● Problem statement: Extract the lines from the start through the line that holds "const yTicks = [0, 25, 50, 75, 100];", both included, omitting all images.

● Dataset excerpt:
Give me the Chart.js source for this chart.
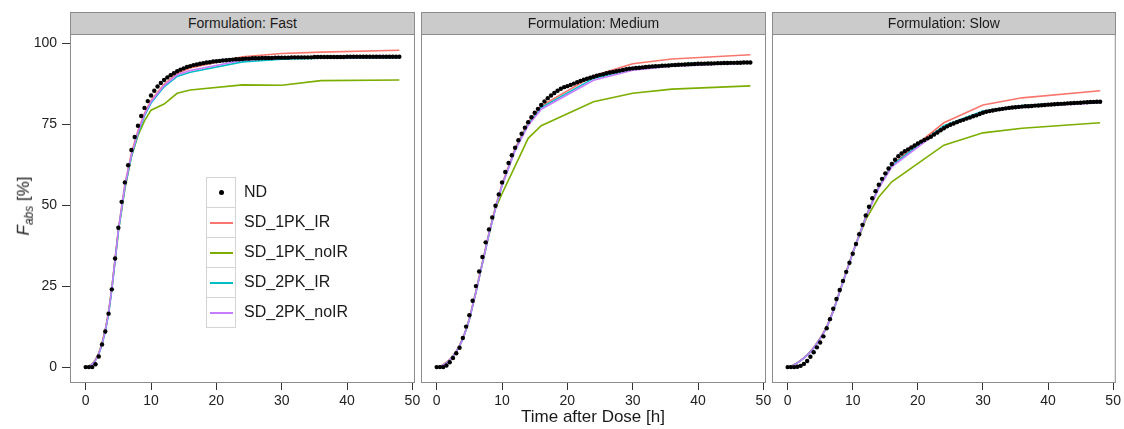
<!DOCTYPE html>
<html>
<head>
<meta charset="utf-8">
<script src="https://cdn.jsdelivr.net/npm/chart.js@4.4.1/dist/chart.umd.min.js"></script>
<style>
  body { margin: 0; background: #fff; width: 1124px; height: 429px; position: relative; overflow: hidden;
         font-family: "Liberation Sans", Arial, sans-serif; color: #1a1a1a; }
  canvas { position: absolute; top: 0; }
  .strip { position: absolute; top: 12px; height: 23px; box-sizing: border-box; background: #cbcbcb;
           border: 1px solid #8c8c8c; text-align: center; font-size: 14px; line-height: 21px; }
  #legend { position: absolute; left: 206px; top: 177px; }
  .row { position: relative; height: 30px; }
  .key { position: absolute; left: 0; top: 0; width: 30px; height: 31px; box-sizing: border-box;
         background: #fff; border: 1px solid #d4d4d4; }
  .key span { position: absolute; }
  .lab { position: absolute; left: 38px; top: 0; line-height: 30px; font-size: 16px; white-space: nowrap; }
  #xtitle { position: absolute; left: 0; width: 1186px; top: 407px; text-align: center; font-size: 17px; line-height: 20px; }
  #ytitle { position: absolute; left: 25px; top: 206px; transform: translate(-50%, -50%) rotate(-90deg);
            font-size: 17px; white-space: nowrap; }
</style>
</head>
<body>
<canvas id="c0" width="425" height="429" style="left:0px"></canvas>
<canvas id="c1" width="365" height="429" style="left:411px"></canvas>
<canvas id="c2" width="362" height="429" style="left:762px"></canvas>
<div id="legend"></div>
<div id="xtitle">Time after Dose [h]</div>
<div id="ytitle"><i>F</i><sub style="font-size:12px"><i>abs</i></sub> [%]</div>

<script>
// facet titles
const panelTitles = ['Formulation: Fast', 'Formulation: Medium', 'Formulation: Slow'];
const seriesNames = ['ND', 'SD_1PK_IR', 'SD_1PK_noIR', 'SD_2PK_IR', 'SD_2PK_noIR'];
const seriesColors = ['#000000', '#F8766D', '#7CAE00', '#00BFC4', '#C77CFF'];
const xTicks = [0, 10, 20, 30, 40, 50];
const yTicks = [0, 25, 50, 75, 100];

// ND sampled every half hour
const ndTimes = [0, 0.5, 1, 1.5, 2, 2.5, 3, 3.5, 4, 4.5, 5, 5.5, 6, 6.5, 7, 7.5, 8, 8.5, 9, 9.5,
  10, 10.5, 11, 11.5, 12, 12.5, 13, 13.5, 14, 14.5, 15, 15.5, 16, 16.5, 17, 17.5, 18, 18.5, 19, 19.5,
  20, 20.5, 21, 21.5, 22, 22.5, 23, 23.5, 24, 24.5, 25, 25.5, 26, 26.5, 27, 27.5, 28, 28.5, 29, 29.5,
  30, 30.5, 31, 31.5, 32, 32.5, 33, 33.5, 34, 34.5, 35, 35.5, 36, 36.5, 37, 37.5, 38, 38.5, 39, 39.5,
  40, 40.5, 41, 41.5, 42, 42.5, 43, 43.5, 44, 44.5, 45, 45.5, 46, 46.5, 47, 47.5, 48];

// SD simulation output times
const sdTimes = [0, 0.5, 1, 1.5, 2, 2.5, 3, 3.5, 4, 4.5, 5, 6, 7, 8, 9, 10, 12, 14, 16, 24, 30, 36, 48];

const ndFast = [0, 0, 0, 0.9, 3.3, 7, 11, 16.5, 24, 33.5,
  43, 51, 57, 62.3, 67, 71, 74.5, 77.5, 80, 82.1,
  83.8, 85.3, 86.6, 87.7, 88.6, 89.4, 90.1, 90.7, 91.3, 91.8,
  92.2, 92.6, 92.9, 93.2, 93.4, 93.6, 93.8, 94.0, 94.1, 94.3,
  94.4, 94.5, 94.6, 94.7, 94.8, 94.9, 95.0, 95.0, 95.1, 95.2,
  95.2, 95.3, 95.3, 95.3, 95.4, 95.4, 95.4, 95.4, 95.5, 95.5,
  95.5, 95.5, 95.5, 95.6, 95.6, 95.6, 95.6, 95.6, 95.6, 95.6,
  95.7, 95.7, 95.7, 95.7, 95.7, 95.7, 95.7, 95.7, 95.7, 95.7,
  95.8, 95.8, 95.8, 95.8, 95.8, 95.8, 95.8, 95.8, 95.8, 95.8,
  95.8, 95.8, 95.8, 95.8, 95.8, 95.8, 95.8];
const ndMedium = [0, 0, 0, 0.5, 1.5, 2.8, 4.3, 6, 9, 12.5,
  16, 20.5, 25, 29.5, 34, 38.5, 42.5, 46.2, 49.8, 53.3,
  57, 60.2, 63, 65.4, 67.7, 70, 72, 73.9, 75.6, 77.1,
  78.5, 79.7, 80.9, 82, 83, 83.8, 84.6, 85.3, 85.9, 86.4,
  86.7, 87.1, 87.5, 87.9, 88.3, 88.7, 89.0, 89.3, 89.6, 89.9,
  90.2, 90.4, 90.7, 90.9, 91.1, 91.3, 91.5, 91.7, 91.9, 92.1,
  92.2, 92.3, 92.4, 92.5, 92.6, 92.7, 92.8, 92.85, 92.9, 93.0,
  93.05, 93.1, 93.2, 93.25, 93.3, 93.35, 93.4, 93.45, 93.5, 93.55,
  93.6, 93.6, 93.65, 93.7, 93.7, 93.75, 93.8, 93.8, 93.85, 93.85,
  93.9, 93.9, 93.95, 93.95, 94.0, 94.0, 94.0];
const ndSlow = [0, 0, 0, 0.1, 0.4, 1, 1.9, 3.2, 4.6, 6.1,
  7.6, 9.5, 12, 14.8, 18, 21, 23.8, 26.6, 29.4, 32.2,
  35, 38, 41, 43.9, 46.8, 49.5, 52.1, 54.3, 56.3, 58.1,
  59.8, 61.3, 62.7, 64, 65.1, 65.9, 66.6, 67.2, 67.8, 68.4,
  69, 69.6, 70.1, 70.6, 71.1, 71.8, 72.4, 73.1, 73.7, 74.3,
  74.8, 75.2, 75.6, 76.0, 76.3, 76.7, 77.0, 77.4, 77.7, 78.1,
  78.5, 78.8, 79.0, 79.2, 79.4, 79.55, 79.7, 79.85, 80.0, 80.1,
  80.2, 80.3, 80.4, 80.5, 80.5, 80.6, 80.7, 80.75, 80.8, 80.9,
  81.0, 81.05, 81.1, 81.2, 81.25, 81.3, 81.4, 81.45, 81.5, 81.55,
  81.6, 81.7, 81.75, 81.8, 81.85, 81.9, 81.9];

const fast1PK_IR   = [0, 0.3, 1.0, 2.3, 4.3, 7.4, 11.6, 17, 24.5, 33.5, 42.5, 56.5, 66, 73, 78.3, 82.3, 87.3, 90.6, 92.3, 95.8, 96.8, 97.2, 97.8];
const fast1PK_noIR = [0, 0.3, 1.0, 2.3, 4.2, 7.3, 11.5, 16.8, 24.2, 33, 41.8, 55, 65, 71.5, 76, 79.3, 81.2, 84.5, 85.5, 87.1, 87.0, 88.4, 88.6];
const fast2PK_IR   = [0, 0.2, 0.8, 2.0, 3.9, 6.9, 11, 16.3, 23.8, 32.8, 41.8, 55.5, 65, 72, 77.5, 81.5, 86.5, 89.7, 91.0, 94.2, 95.0, 95.3, 95.5];
const fast2PK_noIR = [0, 0.2, 0.9, 2.1, 4.1, 7.1, 11.3, 16.7, 24.2, 33.2, 42.2, 56, 65.5, 72.5, 77.9, 81.9, 86.9, 90.2, 91.5, 94.7, 95.3, 95.5, 95.6];

const med1PK_IR   = [0, 0.3, 0.8, 1.5, 2.4, 3.6, 5, 6.8, 9, 11.8, 15, 23.5, 32.5, 41.5, 49.5, 56.5, 67.5, 75.5, 80.6, 89.9, 93.6, 95.1, 96.4];
const med1PK_noIR = [0, 0.2, 0.6, 1.3, 2.2, 3.4, 4.8, 6.5, 8.7, 11.5, 14.7, 23, 32, 40.8, 49, 53.5, 62, 70.6, 74.5, 81.9, 84.5, 85.8, 86.8];
const med2PK_IR   = [0, 0.2, 0.6, 1.3, 2.2, 3.4, 4.8, 6.5, 8.7, 11.5, 14.7, 23, 32, 41, 49, 56, 67, 75, 80.1, 89.1, 92, 93.2, 94.1];
const med2PK_noIR = [0, 0.2, 0.6, 1.3, 2.2, 3.4, 4.8, 6.5, 8.7, 11.5, 14.7, 23, 32, 41, 49, 56, 66.8, 74.6, 79.6, 88.5, 91.6, 92.9, 93.9];

const slow1PK_IR   = [0, 0.3, 0.8, 1.4, 2.1, 2.9, 3.8, 4.9, 6.1, 7.5, 9, 12.5, 17.5, 23.5, 29.5, 35.5, 46.5, 55.8, 62.5, 75.4, 80.9, 83.1, 85.3];
const slow1PK_noIR = [0, 0.2, 0.7, 1.3, 2, 2.8, 3.7, 4.7, 5.9, 7.3, 8.8, 12.2, 17.2, 23.2, 29.2, 35.2, 45.5, 52.5, 57.2, 68.5, 72.3, 73.7, 75.4];
const slow2PK_IR   = [0, 0.2, 0.7, 1.3, 2, 2.8, 3.7, 4.7, 5.9, 7.3, 8.8, 12.2, 17.2, 23.2, 29.2, 35.2, 46.2, 55.5, 62.2, 74.5, 79, 80.7, 82.0];
const slow2PK_noIR = [0, 0.2, 0.7, 1.3, 2, 2.8, 3.7, 4.7, 5.9, 7.3, 8.8, 12.2, 17.2, 23.2, 29.2, 35.2, 46, 55.2, 61.8, 74.0, 78.7, 80.3, 81.6];

const panelND = [ndFast, ndMedium, ndSlow];
const panelSD = [
  [fast1PK_IR, fast1PK_noIR, fast2PK_IR, fast2PK_noIR],
  [med1PK_IR, med1PK_noIR, med2PK_IR, med2PK_noIR],
  [slow1PK_IR, slow1PK_noIR, slow2PK_IR, slow2PK_noIR]
];

function toXY(xs, ys) {
  return ys.map((v, i) => ({ x: xs[i], y: v }));
}

// panel box on top of the data, like ggplot's panel.border
const panelBox = {
  id: 'panelBox',
  afterDraw(chart) {
    const a = chart.chartArea, ctx = chart.ctx;
    ctx.save();
    ctx.strokeStyle = '#8c8c8c';
    ctx.lineWidth = 1;
    ctx.strokeRect(a.left + 0.5, a.top + 0.5, a.right - a.left - 1, a.bottom - a.top - 1);
    ctx.restore();
  }
};

const pads = [{ left: 0, right: 10 }, { left: 10, right: 10 }, { left: 10, right: 7 }];

for (let p = 0; p < 3; p++) {
  const datasets = [{
    label: seriesNames[0],
    data: toXY(ndTimes, panelND[p]),
    showLine: false,
    pointRadius: 2.2,
    pointBorderWidth: 0,
    pointBackgroundColor: '#000',
    order: 0
  }];
  // purple drawn last among lines
  const lineOrder = [4, 3, 2, 1];
  for (let s = 0; s < 4; s++) {
    datasets.push({
      label: seriesNames[s + 1],
      data: toXY(sdTimes, panelSD[p][s]),
      borderColor: seriesColors[s + 1],
      borderWidth: 1.6,
      pointRadius: 0,
      tension: 0,
      order: lineOrder[s]
    });
  }

  const chart = new Chart(document.getElementById('c' + p), {
    type: 'line',
    data: { datasets: datasets },
    options: {
      responsive: false,
      animation: false,
      devicePixelRatio: 1,
      events: [],
      layout: { padding: { top: 34, bottom: 0, left: pads[p].left, right: pads[p].right } },
      plugins: { legend: { display: false }, tooltip: { enabled: false } },
      scales: {
        x: {
          type: 'linear',
          min: -2.4,
          max: 50.4,
          afterBuildTicks: s => { s.ticks = xTicks.map(v => ({ value: v })); },
          afterFit: s => { s.height = 46; },
          grid: { drawOnChartArea: false, drawTicks: true, tickLength: 7, tickColor: '#333', lineWidth: 1 },
          border: { display: false },
          ticks: { color: '#222', padding: 3, maxRotation: 0, font: { family: 'Liberation Sans', size: 14 } }
        },
        y: {
          type: 'linear',
          display: p === 0,
          min: -4.9,
          max: 102.8,
          afterBuildTicks: s => { s.ticks = yTicks.map(v => ({ value: v })); },
          afterFit: s => { s.width = (p === 0) ? 70 : 0; },
          grid: { drawOnChartArea: false, drawTicks: true, tickLength: 8, tickColor: '#333', lineWidth: 1 },
          border: { display: false },
          ticks: { color: '#222', padding: 5, font: { family: 'Liberation Sans', size: 14 } }
        }
      }
    },
    plugins: [panelBox]
  });

  // facet strip above the panel
  const a = chart.chartArea;
  const left = parseFloat(chart.canvas.style.left);
  const strip = document.createElement('div');
  strip.className = 'strip';
  strip.style.left = (left + a.left) + 'px';
  strip.style.width = (a.right - a.left) + 'px';
  strip.textContent = panelTitles[p];
  document.body.appendChild(strip);
}

// legend built from the series names and colours
const legend = document.getElementById('legend');
seriesNames.forEach((name, i) => {
  const row = document.createElement('div');
  row.className = 'row';
  const key = document.createElement('div');
  key.className = 'key';
  const mark = document.createElement('span');
  if (i === 0) {
    mark.style.cssText = 'left:12px;top:12px;width:5px;height:5px;border-radius:50%;background:#000';
  } else {
    mark.style.cssText = 'left:3px;top:14px;width:23px;height:2px;background:' + seriesColors[i];
  }
  key.appendChild(mark);
  const lab = document.createElement('div');
  lab.className = 'lab';
  lab.textContent = name;
  row.appendChild(key);
  row.appendChild(lab);
  legend.appendChild(row);
});
</script>
</body>
</html>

● Solution for this problem:
Give me the Chart.js source for this chart.
<!DOCTYPE html>
<html>
<head>
<meta charset="utf-8">
<script src="https://cdn.jsdelivr.net/npm/chart.js@4.4.1/dist/chart.umd.min.js"></script>
<style>
  body { margin: 0; background: #fff; width: 1124px; height: 429px; position: relative; overflow: hidden;
         font-family: "Liberation Sans", Arial, sans-serif; color: #1a1a1a; }
  canvas { position: absolute; top: 0; }
  .strip { position: absolute; top: 12px; height: 23px; box-sizing: border-box; background: #cbcbcb;
           border: 1px solid #8c8c8c; text-align: center; font-size: 14px; line-height: 21px; }
  #legend { position: absolute; left: 206px; top: 177px; }
  .row { position: relative; height: 30px; }
  .key { position: absolute; left: 0; top: 0; width: 30px; height: 31px; box-sizing: border-box;
         background: #fff; border: 1px solid #d4d4d4; }
  .key span { position: absolute; }
  .lab { position: absolute; left: 38px; top: 0; line-height: 30px; font-size: 16px; white-space: nowrap; }
  #xtitle { position: absolute; left: 0; width: 1186px; top: 407px; text-align: center; font-size: 17px; line-height: 20px; }
  #ytitle { position: absolute; left: 25px; top: 206px; transform: translate(-50%, -50%) rotate(-90deg);
            font-size: 17px; white-space: nowrap; }
</style>
</head>
<body>
<canvas id="c0" width="425" height="429" style="left:0px"></canvas>
<canvas id="c1" width="365" height="429" style="left:411px"></canvas>
<canvas id="c2" width="362" height="429" style="left:762px"></canvas>
<div id="legend"></div>
<div id="xtitle">Time after Dose [h]</div>
<div id="ytitle"><i>F</i><sub style="font-size:12px"><i>abs</i></sub> [%]</div>

<script>
// facet titles
const panelTitles = ['Formulation: Fast', 'Formulation: Medium', 'Formulation: Slow'];
const seriesNames = ['ND', 'SD_1PK_IR', 'SD_1PK_noIR', 'SD_2PK_IR', 'SD_2PK_noIR'];
const seriesColors = ['#000000', '#F8766D', '#7CAE00', '#00BFC4', '#C77CFF'];
const xTicks = [0, 10, 20, 30, 40, 50];
const yTicks = [0, 25, 50, 75, 100];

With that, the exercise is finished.